___ Records for this task

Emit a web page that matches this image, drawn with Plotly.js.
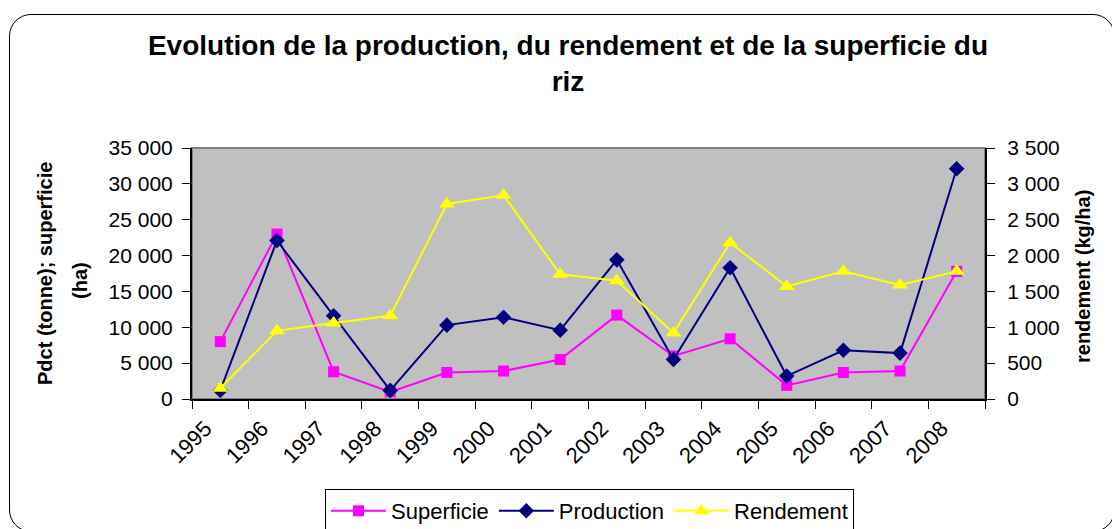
<!DOCTYPE html>
<html><head><meta charset="utf-8">
<script src="https://cdn.plot.ly/plotly-3.0.1.min.js"></script>
<style>
html,body{margin:0;padding:0;background:#fff;}
#chart{width:1112px;height:529px;position:absolute;left:0;top:0;}
#frame{position:absolute;left:9px;top:14px;width:1106px;height:518px;border:1px solid #000;border-radius:22px;pointer-events:none;box-sizing:border-box;}
</style>
</head><body>
<div id="chart"></div><div id="frame"></div>
<script>
const years = ['1995','1996','1997','1998','1999','2000','2001','2002','2003','2004','2005','2006','2007','2008'];
const superficie = [8000,23000,3800,1000,3700,3900,5500,11700,6000,8400,1900,3700,3900,17800];
const production = [1200,22100,11600,1200,10300,11400,9600,19400,5500,18300,3200,6800,6400,32100];
const rendement = [150,950,1060,1160,2720,2840,1740,1650,920,2180,1570,1780,1590,1780];
const leftTickVals = [0,5000,10000,15000,20000,25000,30000,35000];
const leftTickText = ['0','5 000','10 000','15 000','20 000','25 000','30 000','35 000'];
const rightTickVals = [0,500,1000,1500,2000,2500,3000,3500];
const rightTickText = ['0','500','1 000','1 500','2 000','2 500','3 000','3 500'];

const W = 1112, H = 529, L = 192, R = 985, T = 148, B = 399;
const px = x => (x - L) / (R - L);
const py = y => (B - y) / (B - T);
const FONT = 'Liberation Sans, Arial, sans-serif';

const traces = [
  {x: years, y: superficie, name: 'Superficie', type: 'scatter', mode: 'lines+markers',
   line: {color: '#FF00FF', width: 2}, marker: {symbol: 'square', size: 11, color: '#FF00FF'}},
  {x: years, y: production, name: 'Production', type: 'scatter', mode: 'lines+markers',
   line: {color: '#000080', width: 2}, marker: {symbol: 'diamond', size: 12, color: '#000080'}},
  {x: years, y: rendement, name: 'Rendement', type: 'scatter', mode: 'lines+markers', yaxis: 'y2',
   line: {color: '#FFFF00', width: 2}, marker: {symbol: 'triangle-up', size: 14, color: '#FFFF00'}}
];

const layout = {
  width: W, height: H,
  margin: {l: L, r: W - R, t: T, b: H - B, autoexpand: false},
  paper_bgcolor: 'rgba(0,0,0,0)',
  plot_bgcolor: '#C0C0C0',
  font: {family: FONT, color: '#000', size: 21},
  showlegend: true,
  title: {text: 'Evolution de la production, du rendement et de la superficie du<br>riz',
          font: {family: FONT, size: 28, color: '#000', weight: 'bold'},
          x: 568 / W, xanchor: 'center', xref: 'container', yref: 'container', y: 1 - 55 / H, yanchor: 'top',
          automargin: false},
  xaxis: {type: 'category', range: [-0.5, 13.5], tickson: 'boundaries', ticks: 'outside', ticklen: 8,
          tickcolor: '#000', showline: true, linecolor: '#000', linewidth: 2, showgrid: false,
          tickangle: -45, tickfont: {size: 22, family: FONT}, zeroline: false, automargin: false,
          ticklabelshift: -15, ticklabelstandoff: 6},
  yaxis: {range: [0, 35000], tickvals: leftTickVals, ticktext: leftTickText, ticks: 'outside', ticklen: 8,
          tickcolor: '#000', showline: true, linecolor: '#000', linewidth: 2, showgrid: false, zeroline: false,
          tickfont: {size: 21, family: FONT}, automargin: false, ticklabelstandoff: 5},
  yaxis2: {range: [0, 3500], tickvals: rightTickVals, ticktext: rightTickText, overlaying: 'y', side: 'right',
           ticks: 'outside', ticklen: 8, tickcolor: '#000', showline: true, linecolor: '#000', linewidth: 2,
           showgrid: false, zeroline: false, tickfont: {size: 21, family: FONT}, automargin: false,
           ticklabelstandoff: 8},
  shapes: [{type: 'rect', xref: 'paper', yref: 'paper', x0: 0, x1: 1, y0: 0, y1: 1,
            line: {color: '#808080', width: 2}, layer: 'below'}],
  legend: {orientation: 'h', x: px(589.5), xanchor: 'center', y: py(489), yanchor: 'top',
           bordercolor: '#000', borderwidth: 1, bgcolor: '#fff', font: {size: 22, family: FONT},
           itemwidth: 55, traceorder: 'normal', tracegroupgap: 0},
  annotations: [
    {text: 'Pdct (tonne); superficie', xref: 'paper', yref: 'paper', x: px(45), y: py(274),
     xanchor: 'center', yanchor: 'middle', textangle: -90, showarrow: false,
     font: {size: 20, family: FONT, weight: 'bold'}},
    {text: '(ha)', xref: 'paper', yref: 'paper', x: px(80), y: py(280),
     xanchor: 'center', yanchor: 'middle', textangle: -90, showarrow: false,
     font: {size: 20, family: FONT, weight: 'bold'}},
    {text: 'rendement (kg/ha)', xref: 'paper', yref: 'paper', x: px(1083), y: py(277),
     xanchor: 'center', yanchor: 'middle', textangle: -90, showarrow: false,
     font: {size: 20, family: FONT, weight: 'bold'}}
  ]
};

Plotly.newPlot('chart', traces, layout, {displayModeBar: false, staticPlot: true});
</script>
</body></html>
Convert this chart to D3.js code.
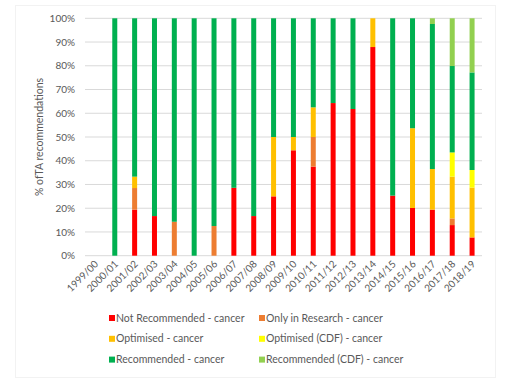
<!DOCTYPE html>
<html><head><meta charset="utf-8">
<script src="https://cdn.jsdelivr.net/npm/d3@7"></script>
<style>body{margin:0;background:#fff}svg{display:block}text{font-family:Lato,"Open Sans",sans-serif;fill:#595959}</style>
</head><body><svg id="c" width="512" height="384"></svg>
<script>
const categories = ["1999/00","2000/01","2001/02","2002/03","2003/04","2004/05","2005/06","2006/07","2007/08","2008/09","2009/10","2010/11","2011/12","2012/13","2013/14","2014/15","2015/16","2016/17","2017/18","2018/19"];
const notRecommended = [0,0,19.4,16.7,0,0,0,28.6,16.7,25,44.4,37.5,64.3,61.8,87.9,25.3,20.1,19.4,12.9,7.7];
const onlyInResearch = [0,0,9.1,0,14.3,0,12.5,0,0,0,0,12.5,0,0,0,0,0,0,2.8,0];
const optimised = [0,0,4.8,0,0,0,0,0,0,25,5.6,12.5,0,0,12.1,0,33.6,17.1,17.6,21.0];
const optimisedCDF = [0,0,0,0,0,0,0,0,0,0,0,0,0,0,0,0,0,0,10.2,7.4];
const recommended = [0,100,66.7,83.3,85.7,100,87.5,71.4,83.3,50,50,37.5,35.7,38.2,0,74.7,46.3,61.1,36.4,41.1];
const recommendedCDF = [0,0,0,0,0,0,0,0,0,0,0,0,0,0,0,0,0,2.4,20.1,22.8];
const seriesNames = ["Not Recommended - cancer","Only in Research - cancer","Optimised - cancer","Optimised (CDF) - cancer","Recommended - cancer","Recommended (CDF) - cancer"];
const seriesColors = ["#FF0000","#ED7D31","#FFC000","#FFFF00","#00B050","#92D050"];
const yTicks = [0,10,20,30,40,50,60,70,80,90,100];

const seriesData = [notRecommended,onlyInResearch,optimised,optimisedCDF,recommended,recommendedCDF];
const rows = categories.map((c,i)=>{const o={cat:c};seriesNames.forEach((s,j)=>o[s]=seriesData[j][i]);return o;});
const stack = d3.stack().keys(seriesNames)(rows);

const svg = d3.select("#c");
svg.append("rect").attr("x",15.5).attr("y",5.5).attr("width",480).attr("height",372).attr("fill","none").attr("stroke","#f2f2f2");

const L=85,R=482,T=18.3,B=255.7;
const x = d3.scaleBand().domain(categories).range([L,R]).padding(0);
const y = d3.scaleLinear().domain([0,100]).range([B,T]);
const bw = 5;

const g = svg.append("g");
g.selectAll("line.grid").data(yTicks).join("line")
 .attr("x1",L).attr("x2",R).attr("y1",d=>y(d)).attr("y2",d=>y(d))
 .attr("stroke","#d9d9d9").attr("stroke-width",1);

const yAxis = svg.append("g").attr("transform",`translate(${L},0)`)
 .call(d3.axisLeft(y).tickValues(yTicks).tickFormat(d=>d+"%").tickSize(0).tickPadding(10));
yAxis.select(".domain").remove();
yAxis.selectAll("text").attr("font-size","10px").style("font-family","Lato,sans-serif").attr("fill","#595959");

stack.forEach((s,j)=>{
  g.append("g").attr("fill",seriesColors[j]).selectAll("rect").data(s).join("rect")
   .attr("x",d=>x(d.data.cat)+x.bandwidth()/2-bw/2).attr("width",bw)
   .attr("y",d=>y(d[1])).attr("height",d=>y(d[0])-y(d[1]));
});

const xAxis = svg.append("g").attr("transform",`translate(0,${B})`)
 .call(d3.axisBottom(x).tickSize(0).tickPadding(0));
xAxis.select(".domain").remove();
xAxis.selectAll("text").attr("font-size","10px").style("font-family","Lato,sans-serif").attr("fill","#595959")
 .attr("text-anchor","end").attr("dy","0").attr("y",0)
 .attr("transform","translate(4,9) rotate(-45)");

svg.append("text").attr("transform","translate(43,137) rotate(-90)").attr("text-anchor","middle")
 .attr("font-size","10.5px").text("% ofTA recommendations");

const leg = svg.append("g");
seriesNames.forEach((n,i)=>{
  const cx = i%2===0 ? 109 : 259;
  const cy = 321 + Math.floor(i/2)*20.8;
  leg.append("rect").attr("x",cx).attr("y",cy-6).attr("width",6).attr("height",6).attr("fill",seriesColors[i]);
  leg.append("text").attr("x",cx+7).attr("y",cy).attr("dy","0.5px").attr("font-size","10.5px").text(n);
});
</script></body></html>
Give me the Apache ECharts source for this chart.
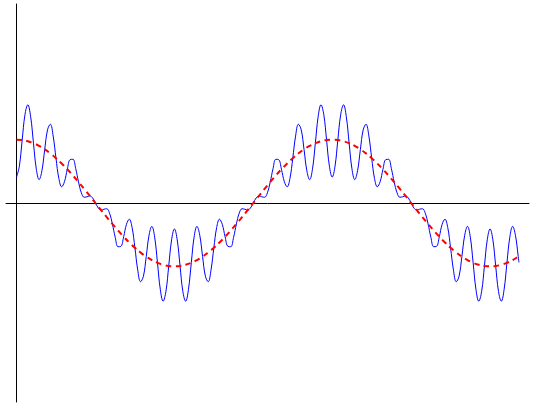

______

_What the task asks_
Filter the records for lines holding the string "chart". Copy each one.

_Task solution_
#chart{width:1112px;height:529px;position:absolute;left:0;top:0;}
<div id="chart"></div><div id="frame"></div>
Plotly.newPlot('chart', traces, layout, {displayModeBar: false, staticPlot: true});
Convert this chart to D3.js code.
Give me the Apache ECharts source for this chart.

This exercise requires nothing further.